Historical racing, also called "instant" racing, allows gamblers to use devices resembling slot machines to bet on races that have already run.

Approval by the Horse Racing Commission in Lexington is contingent upon Churchill Downs completing what the commission calls "fairly minor" requirements to the proposed 85,000-square-foot facility. Under current plans, the gaming area will feature 600 historical racing machines, a simulcast wagering area and a player’s club reward center.

"It is normal," said Franklin Kling, chairman of the Kentucky Horse Commission. "These are items that, for instance, we haven't seen the games set up in the position they're in, security is a last-minute thing to look at to make sure that's OK ...  It's all very minor."

The commission is also approving the vendor which will supply and operate the betting terminals, Australia-based Ainsworth Gaming Technology.
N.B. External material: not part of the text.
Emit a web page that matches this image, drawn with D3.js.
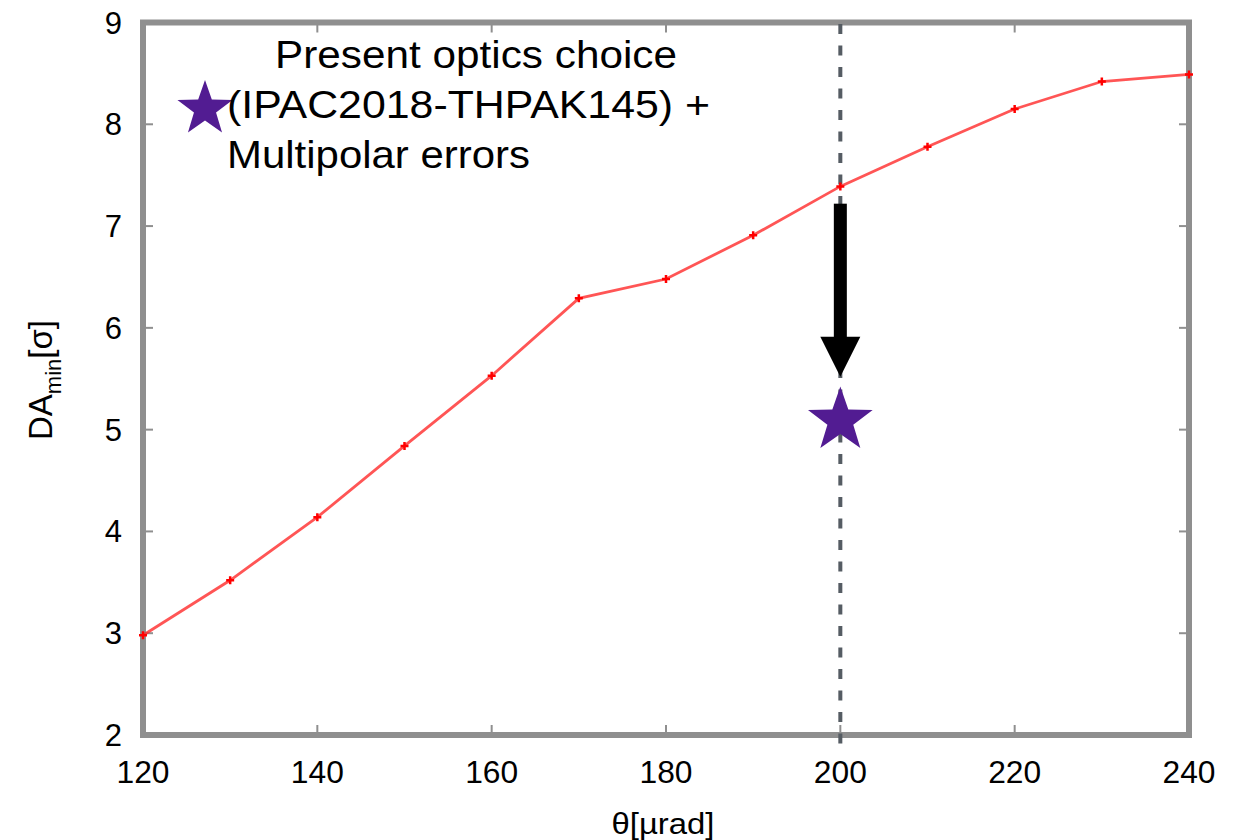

"They would open up with 900 terminals initially, but this would be an approval for a maximum of up to 2,000 terminals," said Steve May, director of Parimutuel Wagering.

Derby City Gaming is a bit of a gamble for Churchill Downs. The courts have yet to finally rule on whether historical racing is legal in Kentucky.

"We had an extensive trial on that in January of 2018," said John Forgy, the attorney for the Kentucky Horse Racing Commission. "We confidently believe that it is, and we are awaiting the court's opinion on that."

Officials from Churchill Downs would not offer much comment Tuesday, saying only "we're excited."

Derby City Gaming set to open at the former home of Louisville Downs in September. It will be the fourth historical racing venue in Kentucky.